The collapse of Archegos Capital Management in spring 2021, which caused billions in losses for a handful of Wall Street banks, was the result of “lies and manipulation” by Bill Hwang, the firm’s founder, a federal prosecutor told a jury in Manhattan on Monday.

During closing arguments, Andrew Thomas, the prosecutor, said that Mr. Hwang had defrauded the banks and other traders in the market by artificially inflating stock prices to pump up the size of Archegos.

Barry Berke, a lawyer for Mr. Hwang, said the government was criminalizing his client’s high-risk trading only because it caused losses for the banks that had lent him billions of dollars.

“Mr. Hwang bet on companies he believed in,” Mr. Berke said. “That is not manipulative.”

Mr. Hwang, 60, is charged with 11 counts of securities fraud, wire fraud, conspiracy, racketeering and market manipulation.
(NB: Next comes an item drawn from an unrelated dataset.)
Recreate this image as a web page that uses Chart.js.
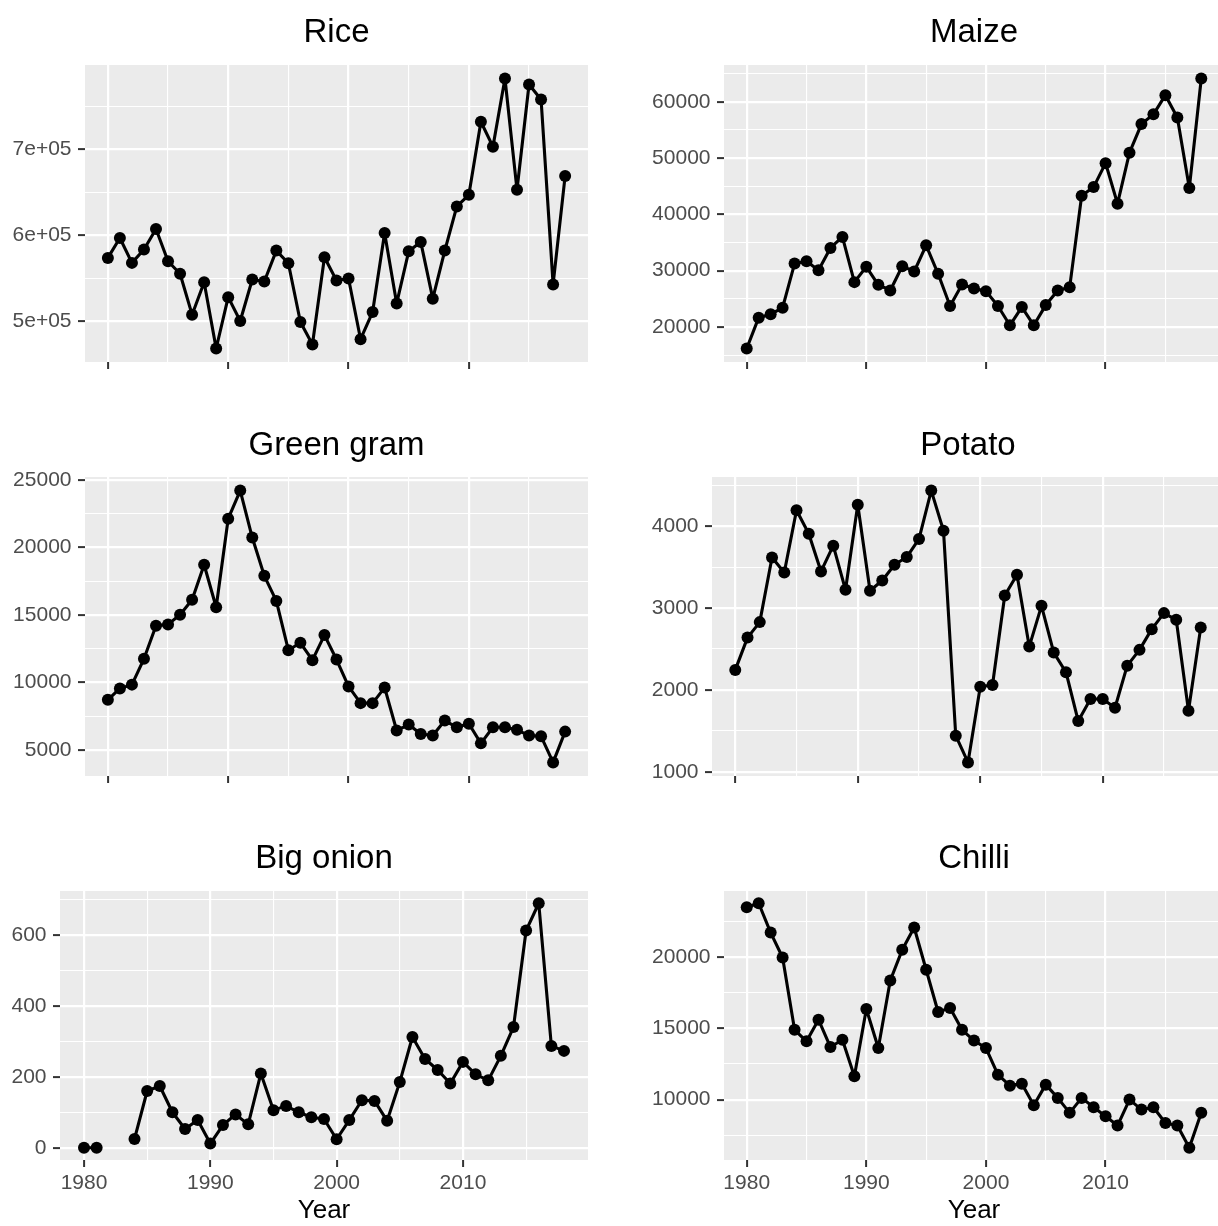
<!DOCTYPE html>
<html>
<head>
<meta charset="utf-8">
<title>Production by crop, 1980–2018</title>
<script src="https://cdn.jsdelivr.net/npm/chart.js@4.4.1/dist/chart.umd.min.js"></script>
<style>
  html, body { margin: 0; padding: 0; background: #ffffff; overflow: hidden; width: 1218px; height: 1226px; position: relative; }
  canvas { position: absolute; display: block; }
</style>
</head>
<body>
<canvas id="rice"></canvas>
<canvas id="maize"></canvas>
<canvas id="greengram"></canvas>
<canvas id="potato"></canvas>
<canvas id="bigonion"></canvas>
<canvas id="chilli"></canvas>
<script>
// ---- data -------------------------------------------------------------
const years = [1980, 1981, 1982, 1983, 1984, 1985, 1986, 1987, 1988, 1989,
               1990, 1991, 1992, 1993, 1994, 1995, 1996, 1997, 1998, 1999,
               2000, 2001, 2002, 2003, 2004, 2005, 2006, 2007, 2008, 2009,
               2010, 2011, 2012, 2013, 2014, 2015, 2016, 2017, 2018];

const rice = [573500, 596700, 567700, 583200, 607200, 569600, 555000, 507400, 545200, 468000,
              527800, 500000, 548400, 546000, 582000, 567300, 498800, 472600, 574200, 547200,
              549500, 478800, 510400, 602600, 520500, 581200, 592100, 526000, 582000, 633400,
              647000, 732000, 703000, 782400, 652800, 775400, 758000, 542600, 669000];

const maize = [16180, 21660, 22250, 23430, 31270, 31680, 30090, 34050, 36000, 27970,
               30690, 27500, 26490, 30800, 29860, 34500, 29450, 23720, 27560, 26850,
               26370, 23720, 20300, 23540, 20300, 23890, 26490, 27080, 43310, 44850,
               49100, 41900, 50970, 56050, 57770, 61180, 57230, 44670, 64140];

const greenGram = [8720, 9560, 9840, 11750, 14200, 14300, 15020, 16120, 18720, 15570,
                   22130, 24210, 20730, 17900, 16040, 12390, 12940, 11650, 13510, 11700,
                   9710, 8470, 8470, 9620, 6440, 6880, 6190, 6070, 7180, 6680,
                   6940, 5490, 6680, 6680, 6490, 6070, 6010, 4080, 6360];

const potato = [2245, 2640, 2829, 3619, 3436, 4195, 3909, 3448, 3763, 3224,
                4264, 3212, 3338, 3530, 3624, 3845, 4436, 3946, 1441, 1115,
                2040, 2061, 3154, 3408, 2530, 3028, 2457, 2217, 1620, 1890,
                1890, 1783, 2297, 2490, 2743, 2939, 2857, 1747, 2763];

// 1982 and 1983 are missing for big onion
const bigOnion = [0, 0, null, null, 25, 160, 174, 100, 53, 78,
                  12, 64, 94, 66, 209, 106, 118, 100, 86, 81,
                  24, 78, 134, 132, 76, 185, 312, 250, 219, 181,
                  242, 207, 190, 259, 340, 612, 689, 287, 273];

const chilli = [23500, 23780, 21720, 19970, 14900, 14090, 15610, 13690, 14200, 11640,
                16360, 13620, 18360, 20510, 22080, 19110, 16150, 16430, 14900, 14140,
                13620, 11750, 10980, 11120, 9600, 11050, 10120, 9070, 10120, 9460,
                8830, 8180, 10000, 9300, 9460, 8360, 8180, 6620, 9070];

// labelled axis breaks; minor gridlines fall halfway between them
const yearBreaks = [1980, 1990, 2000, 2010];
const riceBreaks = [500000, 600000, 700000];
const maizeBreaks = [20000, 30000, 40000, 50000, 60000];
const greenGramBreaks = [5000, 10000, 15000, 20000, 25000];
const potatoBreaks = [1000, 2000, 3000, 4000];
const bigOnionBreaks = [0, 200, 400, 600];
const chilliBreaks = [10000, 15000, 20000];

// ---- styling ----------------------------------------------------------
const FONT = '"Liberation Sans", Arial, Helvetica, sans-serif';
const TITLE_SIZE = 33;
const TICK_SIZE = 21;
const AXIS_TITLE_SIZE = 26;
const PANEL_BG = '#EBEBEB';
const GRID = '#FFFFFF';
const TICK_COLOR = '#333333';
const LABEL_COLOR = '#4D4D4D';
const MAJOR_W = 2.2;
const MINOR_W = 1.1;

// labels like 7e+05
function sci(v) {
  const parts = v.toExponential(0).split('e');
  const sign = parts[1][0] === '-' ? '-' : '+';
  const digits = parts[1].replace(/[+-]/, '').padStart(2, '0');
  return parts[0] + 'e' + sign + digits;
}
const plain = v => String(v);

// ggplot-style 5% expansion of a range
function expand(lo, hi) {
  const d = (hi - lo) * 0.05;
  return [lo - d, hi + d];
}

// major breaks plus the half-way minor breaks that fall inside [min, max]
function breakTicks(breaks, min, max) {
  const half = (breaks[1] - breaks[0]) / 2;
  const out = [];
  for (let v = Math.ceil(min / half) * half; v <= max; v += half) out.push({ value: v });
  return out;
}

const panelBackground = {
  id: 'panelBackground',
  beforeDraw(chart) {
    const a = chart.chartArea;
    const ctx = chart.ctx;
    ctx.save();
    ctx.fillStyle = PANEL_BG;
    ctx.fillRect(a.left, a.top, a.right - a.left, a.bottom - a.top);
    ctx.restore();
  }
};

// canvas box: [left, top, width, height]; area: plot panel edges on the page
const panels = [
  { id: 'rice',      title: 'Rice',       values: rice,      breaks: riceBreaks,      fmt: sci,   xLabels: false,
    box: [0, 0, 600, 405],     area: { l: 85,  r: 588,  t: 65,  b: 362 },  titleY: 33 },
  { id: 'maize',     title: 'Maize',      values: maize,     breaks: maizeBreaks,     fmt: plain, xLabels: false,
    box: [610, 0, 620, 405],   area: { l: 724, r: 1228, t: 65,  b: 362 },  titleY: 33 },
  { id: 'greengram', title: 'Green gram', values: greenGram, breaks: greenGramBreaks, fmt: plain, xLabels: false,
    box: [0, 405, 600, 410],   area: { l: 85,  r: 588,  t: 477, b: 776 },  titleY: 446 },
  { id: 'potato',    title: 'Potato',     values: potato,    breaks: potatoBreaks,    fmt: plain, xLabels: false,
    box: [610, 405, 620, 410], area: { l: 712, r: 1229, t: 477, b: 776 },  titleY: 446 },
  { id: 'bigonion',  title: 'Big onion',  values: bigOnion,  breaks: bigOnionBreaks,  fmt: plain, xLabels: true,
    box: [0, 815, 600, 411],   area: { l: 60,  r: 588,  t: 891, b: 1160 }, titleY: 859 },
  { id: 'chilli',    title: 'Chilli',     values: chilli,    breaks: chilliBreaks,    fmt: plain, xLabels: true,
    box: [610, 815, 620, 411], area: { l: 724, r: 1228, t: 891, b: 1160 }, titleY: 859 }
];

function makePanel(p) {
  const cv = document.getElementById(p.id);
  const [bx, by, bw, bh] = p.box;
  cv.width = bw; cv.height = bh;
  cv.style.left = bx + 'px'; cv.style.top = by + 'px';
  cv.style.width = bw + 'px'; cv.style.height = bh + 'px';

  const present = p.values.filter(v => v !== null);
  const [ymin, ymax] = expand(Math.min(...present), Math.max(...present));
  const [xmin, xmax] = expand(years[0], years[years.length - 1]);

  const lh = TITLE_SIZE * 1.2;
  const titlePadTop = p.titleY - by - lh / 2;
  const titlePadBottom = (p.area.t - by) - titlePadTop - lh;

  const xMajor = v => yearBreaks.includes(v);
  const yMajor = v => p.breaks.includes(v);

  const gridFor = isMajor => ({
    color: GRID,
    lineWidth: c => (c.tick && isMajor(c.tick.value)) ? MAJOR_W : MINOR_W,
    tickColor: c => (c.tick && isMajor(c.tick.value)) ? TICK_COLOR : 'rgba(0,0,0,0)',
    tickWidth: 2,
    tickLength: 7,
    drawTicks: true,
    drawOnChartArea: true
  });

  new Chart(cv, {
    type: 'line',
    data: {
      datasets: [{
        data: years.map((yr, i) => ({ x: yr, y: p.values[i] })),
        borderColor: '#000000',
        backgroundColor: '#000000',
        borderWidth: 3.1,
        borderJoinStyle: 'round',
        borderCapStyle: 'round',
        pointRadius: 6,
        pointBorderWidth: 0,
        pointBackgroundColor: '#000000',
        pointHoverRadius: 6,
        tension: 0,
        spanGaps: false,
        fill: false
      }]
    },
    options: {
      responsive: false,
      animation: false,
      devicePixelRatio: 1,
      events: [],
      layout: { padding: { left: 0, top: 0, bottom: 0, right: (bx + bw) - p.area.r } },
      plugins: {
        legend: { display: false },
        tooltip: { enabled: false },
        title: {
          display: true,
          text: p.title,
          fullSize: false,
          color: '#000000',
          font: { family: FONT, size: TITLE_SIZE, weight: 'normal', lineHeight: 1.2 },
          padding: { top: titlePadTop, bottom: titlePadBottom }
        }
      },
      scales: {
        x: {
          type: 'linear',
          min: xmin,
          max: xmax,
          border: { display: false },
          grid: gridFor(xMajor),
          afterBuildTicks: s => { s.ticks = breakTicks(yearBreaks, xmin, xmax); },
          ticks: {
            autoSkip: false,
            maxRotation: 0,
            padding: 4,
            color: LABEL_COLOR,
            font: { family: FONT, size: TICK_SIZE },
            callback: v => (p.xLabels && xMajor(v)) ? String(v) : ''
          },
          title: {
            display: p.xLabels,
            text: 'Year',
            color: '#000000',
            font: { family: FONT, size: AXIS_TITLE_SIZE, lineHeight: 1.2 },
            padding: { top: 0, bottom: 0 }
          },
          afterFit: s => { s.height = (by + bh) - p.area.b; }
        },
        y: {
          type: 'linear',
          min: ymin,
          max: ymax,
          border: { display: false },
          grid: gridFor(yMajor),
          afterBuildTicks: s => { s.ticks = breakTicks(p.breaks, ymin, ymax); },
          ticks: {
            autoSkip: false,
            padding: 6.5,
            color: LABEL_COLOR,
            font: { family: FONT, size: TICK_SIZE },
            callback: v => yMajor(v) ? p.fmt(v) : ''
          },
          afterFit: s => { s.width = p.area.l - bx; }
        }
      }
    },
    plugins: [panelBackground]
  });
}

panels.forEach(makePanel);
</script>
</body>
</html>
If convicted on all counts, he could spend the rest of his life in prison.

The sudden collapse of Archegos not only caused nearly $10 billion in losses for Wall Street banks, but also wiped out much of Mr. Hwang’s personal fortune. The firm, which Mr. Hwang had set up in 2013 as a family office, was little-known on Wall Street at the time, even though it employed a few dozen people and invested tens of billions of dollars in the stock market.

At its peak, Archegos managed $36 billion for Mr. Hwang and his family and controlled stocks worth more than $100 billion. The firm, which operated like a hedge fund but with limited regulatory oversight, amassed such large stock positions by using sophisticated derivatives and borrowed money provided by Wall Street banks to inflate its holdings.